→ The problem: Exactly as written, retype the listing below, omitting the pictures.

→ Data provided:
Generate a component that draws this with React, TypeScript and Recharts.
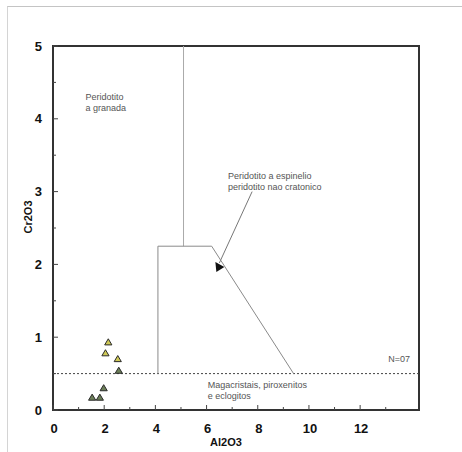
import React from 'react';
import {
  ScatterChart,
  Scatter,
  XAxis,
  YAxis,
  ReferenceLine,
  ReferenceArea,
  ReferenceDot,
} from 'recharts';

const X_MAX = 14.3;
const Y_MAX = 5;
const xTicks = [0, 1, 2, 3, 4, 5, 6, 7, 8, 9, 10, 11, 12, 13];
const xLabelTicks = [0, 2, 4, 6, 8, 10, 12];
const yTicks = [0, 0.5, 1, 1.5, 2, 2.5, 3, 3.5, 4, 4.5, 5];
const yLabelTicks = [0, 1, 2, 3, 4, 5];

// field boundaries
const garnetBoundary = [
  { x: 5.1, y: 5 },
  { x: 5.1, y: 2.25 },
];
const spinelBoundary = [
  { x: 4.1, y: 0.5 },
  { x: 4.1, y: 2.25 },
  { x: 6.2, y: 2.25 },
  { x: 9.4, y: 0.5 },
];
const eclogiteLimit = 0.5;

// samples (Al2O3, Cr2O3)
const highCrAl = [2.16, 2.05, 2.53];
const highCrCr = [0.93, 0.78, 0.7];
const lowCrAl = [2.57, 1.98, 1.53, 1.83];
const lowCrCr = [0.54, 0.3, 0.17, 0.17];

const arrowSegment = [
  { x: 7.78, y: 3.0 },
  { x: 6.5, y: 2.02 },
];

const fieldLabels = [
  { x: 1.27, y: 4.26, lines: ['Peridotito', 'a granada'] },
  { x: 6.84, y: 3.17, lines: ['Peridotito a espinelio', 'peridotito nao cratonico'] },
  { x: 6.05, y: 0.3, lines: ['Magacristais, piroxenitos', 'e eclogitos'] },
  { x: 13.1, y: 0.66, lines: ['N=07'] },
];

const highCr = highCrAl.map((x, i) => ({ x, y: highCrCr[i] }));
const lowCr = lowCrAl.map((x, i) => ({ x, y: lowCrCr[i] }));

const FONT = '"Liberation Sans", Arial, sans-serif';

const XTick = (props: any) => {
  const { x, y, payload } = props;
  const v = payload.value;
  const major = xLabelTicks.includes(v);
  return (
    <g>
      <line x1={x} x2={x} y1={y} y2={y - (major ? 5 : 3)} stroke="#444" strokeWidth={1} />
      {major && (
        <text x={x + 1} y={y + 23} textAnchor="middle" fontSize={13} fontWeight="bold" fill="#111" fontFamily={FONT}>
          {v}
        </text>
      )}
    </g>
  );
};

const YTick = (props: any) => {
  const { x, y, payload } = props;
  const v = payload.value;
  const major = yLabelTicks.includes(v);
  return (
    <g>
      <line x1={x} x2={x + (major ? 5 : 3)} y1={y} y2={y} stroke="#444" strokeWidth={1} />
      {major && (
        <text x={x - 11} y={y + 4.5} textAnchor="end" fontSize={13} fontWeight="bold" fill="#111" fontFamily={FONT}>
          {v}
        </text>
      )}
    </g>
  );
};

const Triangle = (fill: string) => (props: any) => {
  const { cx, cy } = props;
  return (
    <polygon
      points={`${cx},${cy - 3.5} ${cx + 3.6},${cy + 2.6} ${cx - 3.6},${cy + 2.6}`}
      fill={fill}
      stroke="#2a2a2a"
      strokeWidth={1}
    />
  );
};

const multiLabel = (lines: string[]) => (props: any) => {
  const { viewBox } = props;
  return (
    <text x={viewBox.x} y={viewBox.y} fontSize={9} fill="#555" fontFamily={FONT}>
      {lines.map((l, i) => (
        <tspan key={i} x={viewBox.x} dy={i === 0 ? 0 : 11}>
          {l}
        </tspan>
      ))}
    </text>
  );
};

const ArrowShape = (p: any) => (
  <g>
    <line x1={p.x1} y1={p.y1} x2={p.x2} y2={p.y2} stroke="#777" strokeWidth={1} />
    <polygon
      points={`${p.x2 - 4},${p.y2 - 1} ${p.x2 + 5},${p.y2 + 4} ${p.x2 - 3},${p.y2 + 9}`}
      fill="#111"
    />
  </g>
);

const NoDot = () => <g />;

export default function App() {
  return (
    <div style={{ position: 'absolute', left: 0, top: 0, width: 462, height: 452, background: '#fff' }}>
      <div
        style={{
          position: 'absolute',
          left: 7,
          top: 6,
          right: 0,
          bottom: 0,
          borderTop: '1px solid #c4c4c4',
          borderLeft: '1px solid #d4d4d4',
        }}
      />
      <div style={{ position: 'absolute', left: 0, top: 0 }}>
        <ScatterChart width={462} height={452} margin={{ top: 46, right: 43, bottom: 0, left: 0 }}>
          <XAxis
            dataKey="x"
            type="number"
            domain={[0, X_MAX]}
            ticks={xTicks}
            interval={0}
            height={42}
            axisLine={false}
            tickLine={false}
            tickSize={0}
            tickMargin={0}
            tick={<XTick />}
            allowDataOverflow
            label={(props: any) => {
              const vb = props.viewBox;
              return (
                <text x={vb.x + 173} y={vb.y + 36} textAnchor="middle" fontSize={11} fontWeight="bold" fill="#111" fontFamily={FONT}>
                  Al2O3
                </text>
              );
            }}
          />
          <YAxis
            dataKey="y"
            type="number"
            domain={[0, Y_MAX]}
            ticks={yTicks}
            interval={0}
            width={53}
            axisLine={false}
            tickLine={false}
            tickSize={0}
            tickMargin={0}
            tick={<YTick />}
            allowDataOverflow
            label={(props: any) => {
              const vb = props.viewBox;
              const cx = vb.x + 28;
              const cy = vb.y + 171;
              return (
                <text
                  x={cx}
                  y={cy}
                  textAnchor="middle"
                  dominantBaseline="central"
                  transform={`rotate(-90, ${cx}, ${cy})`}
                  fontSize={11}
                  fontWeight="bold"
                  fill="#111"
                  fontFamily={FONT}
                >
                  Cr2O3
                </text>
              );
            }}
          />
          <ReferenceLine y={eclogiteLimit} stroke="#444" strokeWidth={1} strokeDasharray="2 2" />
          <Scatter
            data={garnetBoundary}
            line={{ stroke: '#aaa', strokeWidth: 1 }}
            shape={NoDot}
            legendType="none"
            isAnimationActive={false}
          />
          <Scatter
            data={spinelBoundary}
            line={{ stroke: '#8a8a8a', strokeWidth: 1 }}
            shape={NoDot}
            legendType="none"
            isAnimationActive={false}
          />
          <ReferenceLine segment={arrowSegment} shape={ArrowShape} />
          {fieldLabels.map((f, i) => (
            <ReferenceDot
              key={i}
              x={f.x}
              y={f.y}
              r={0}
              fill="none"
              stroke="none"
              label={multiLabel(f.lines)}
            />
          ))}
          <ReferenceArea x1={0} x2={X_MAX} y1={0} y2={Y_MAX} fill="none" stroke="#333" strokeWidth={2} />
          <Scatter data={highCr} shape={Triangle('#cfc956')} isAnimationActive={false} />
          <Scatter data={lowCr} shape={Triangle('#6c7f58')} isAnimationActive={false} />
        </ScatterChart>
      </div>
    </div>
  );
}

→ The completed task:
Generate a component that draws this with React, TypeScript and Recharts.
import React from 'react';
import {
  ScatterChart,
  Scatter,
  XAxis,
  YAxis,
  ReferenceLine,
  ReferenceArea,
  ReferenceDot,
} from 'recharts';

const X_MAX = 14.3;
const Y_MAX = 5;
const xTicks = [0, 1, 2, 3, 4, 5, 6, 7, 8, 9, 10, 11, 12, 13];
const xLabelTicks = [0, 2, 4, 6, 8, 10, 12];
const yTicks = [0, 0.5, 1, 1.5, 2, 2.5, 3, 3.5, 4, 4.5, 5];
const yLabelTicks = [0, 1, 2, 3, 4, 5];

// field boundaries
const garnetBoundary = [
  { x: 5.1, y: 5 },
  { x: 5.1, y: 2.25 },
];
const spinelBoundary = [
  { x: 4.1, y: 0.5 },
  { x: 4.1, y: 2.25 },
  { x: 6.2, y: 2.25 },
  { x: 9.4, y: 0.5 },
];
const eclogiteLimit = 0.5;

// samples (Al2O3, Cr2O3)
const highCrAl = [2.16, 2.05, 2.53];
const highCrCr = [0.93, 0.78, 0.7];
const lowCrAl = [2.57, 1.98, 1.53, 1.83];
const lowCrCr = [0.54, 0.3, 0.17, 0.17];

const arrowSegment = [
  { x: 7.78, y: 3.0 },
  { x: 6.5, y: 2.02 },
];

const fieldLabels = [
  { x: 1.27, y: 4.26, lines: ['Peridotito', 'a granada'] },
  { x: 6.84, y: 3.17, lines: ['Peridotito a espinelio', 'peridotito nao cratonico'] },
  { x: 6.05, y: 0.3, lines: ['Magacristais, piroxenitos', 'e eclogitos'] },
  { x: 13.1, y: 0.66, lines: ['N=07'] },
];

const highCr = highCrAl.map((x, i) => ({ x, y: highCrCr[i] }));
const lowCr = lowCrAl.map((x, i) => ({ x, y: lowCrCr[i] }));

const FONT = '"Liberation Sans", Arial, sans-serif';

const XTick = (props: any) => {
  const { x, y, payload } = props;
  const v = payload.value;
  const major = xLabelTicks.includes(v);
  return (
    <g>
      <line x1={x} x2={x} y1={y} y2={y - (major ? 5 : 3)} stroke="#444" strokeWidth={1} />
      {major && (
        <text x={x + 1} y={y + 23} textAnchor="middle" fontSize={13} fontWeight="bold" fill="#111" fontFamily={FONT}>
          {v}
        </text>
      )}
    </g>
  );
};

const YTick = (props: any) => {
  const { x, y, payload } = props;
  const v = payload.value;
  const major = yLabelTicks.includes(v);
  return (
    <g>
      <line x1={x} x2={x + (major ? 5 : 3)} y1={y} y2={y} stroke="#444" strokeWidth={1} />
      {major && (
        <text x={x - 11} y={y + 4.5} textAnchor="end" fontSize={13} fontWeight="bold" fill="#111" fontFamily={FONT}>
          {v}
        </text>
      )}
    </g>
  );
};

const Triangle = (fill: string) => (props: any) => {
  const { cx, cy } = props;
  return (
    <polygon
      points={`${cx},${cy - 3.5} ${cx + 3.6},${cy + 2.6} ${cx - 3.6},${cy + 2.6}`}
      fill={fill}
      stroke="#2a2a2a"
      strokeWidth={1}
    />
  );
};

const multiLabel = (lines: string[]) => (props: any) => {
  const { viewBox } = props;
  return (
    <text x={viewBox.x} y={viewBox.y} fontSize={9} fill="#555" fontFamily={FONT}>
      {lines.map((l, i) => (
        <tspan key={i} x={viewBox.x} dy={i === 0 ? 0 : 11}>
          {l}
        </tspan>
      ))}
    </text>
  );
};

const ArrowShape = (p: any) => (
  <g>
    <line x1={p.x1} y1={p.y1} x2={p.x2} y2={p.y2} stroke="#777" strokeWidth={1} />
    <polygon
      points={`${p.x2 - 4},${p.y2 - 1} ${p.x2 + 5},${p.y2 + 4} ${p.x2 - 3},${p.y2 + 9}`}
      fill="#111"
    />
  </g>
);

const NoDot = () => <g />;

export default function App() {
  return (
    <div style={{ position: 'absolute', left: 0, top: 0, width: 462, height: 452, background: '#fff' }}>
      <div
        style={{
          position: 'absolute',
          left: 7,
          top: 6,
          right: 0,
          bottom: 0,
          borderTop: '1px solid #c4c4c4',
          borderLeft: '1px solid #d4d4d4',
        }}
      />
      <div style={{ position: 'absolute', left: 0, top: 0 }}>
        <ScatterChart width={462} height={452} margin={{ top: 46, right: 43, bottom: 0, left: 0 }}>
          <XAxis
            dataKey="x"
            type="number"
            domain={[0, X_MAX]}
            ticks={xTicks}
            interval={0}
            height={42}
            axisLine={false}
            tickLine={false}
            tickSize={0}
            tickMargin={0}
            tick={<XTick />}
            allowDataOverflow
            label={(props: any) => {
              const vb = props.viewBox;
              return (
                <text x={vb.x + 173} y={vb.y + 36} textAnchor="middle" fontSize={11} fontWeight="bold" fill="#111" fontFamily={FONT}>
                  Al2O3
                </text>
              );
            }}
          />
          <YAxis
            dataKey="y"
            type="number"
            domain={[0, Y_MAX]}
            ticks={yTicks}
            interval={0}
            width={53}
            axisLine={false}
            tickLine={false}
            tickSize={0}
            tickMargin={0}
            tick={<YTick />}
            allowDataOverflow
            label={(props: any) => {
              const vb = props.viewBox;
              const cx = vb.x + 28;
              const cy = vb.y + 171;
              return (
                <text
                  x={cx}
                  y={cy}
                  textAnchor="middle"
                  dominantBaseline="central"
                  transform={`rotate(-90, ${cx}, ${cy})`}
                  fontSize={11}
                  fontWeight="bold"
                  fill="#111"
                  fontFamily={FONT}
                >
                  Cr2O3
                </text>
              );
            }}
          />
          <ReferenceLine y={eclogiteLimit} stroke="#444" strokeWidth={1} strokeDasharray="2 2" />
          <Scatter
            data={garnetBoundary}
            line={{ stroke: '#aaa', strokeWidth: 1 }}
            shape={NoDot}
            legendType="none"
            isAnimationActive={false}
          />
          <Scatter
            data={spinelBoundary}
            line={{ stroke: '#8a8a8a', strokeWidth: 1 }}
            shape={NoDot}
            legendType="none"
            isAnimationActive={false}
          />
          <ReferenceLine segment={arrowSegment} shape={ArrowShape} />
          {fieldLabels.map((f, i) => (
            <ReferenceDot
              key={i}
              x={f.x}
              y={f.y}
              r={0}
              fill="none"
              stroke="none"
              label={multiLabel(f.lines)}
            />
          ))}
          <ReferenceArea x1={0} x2={X_MAX} y1={0} y2={Y_MAX} fill="none" stroke="#333" strokeWidth={2} />
          <Scatter data={highCr} shape={Triangle('#cfc956')} isAnimationActive={false} />
          <Scatter data={lowCr} shape={Triangle('#6c7f58')} isAnimationActive={false} />
        </ScatterChart>
      </div>
    </div>
  );
}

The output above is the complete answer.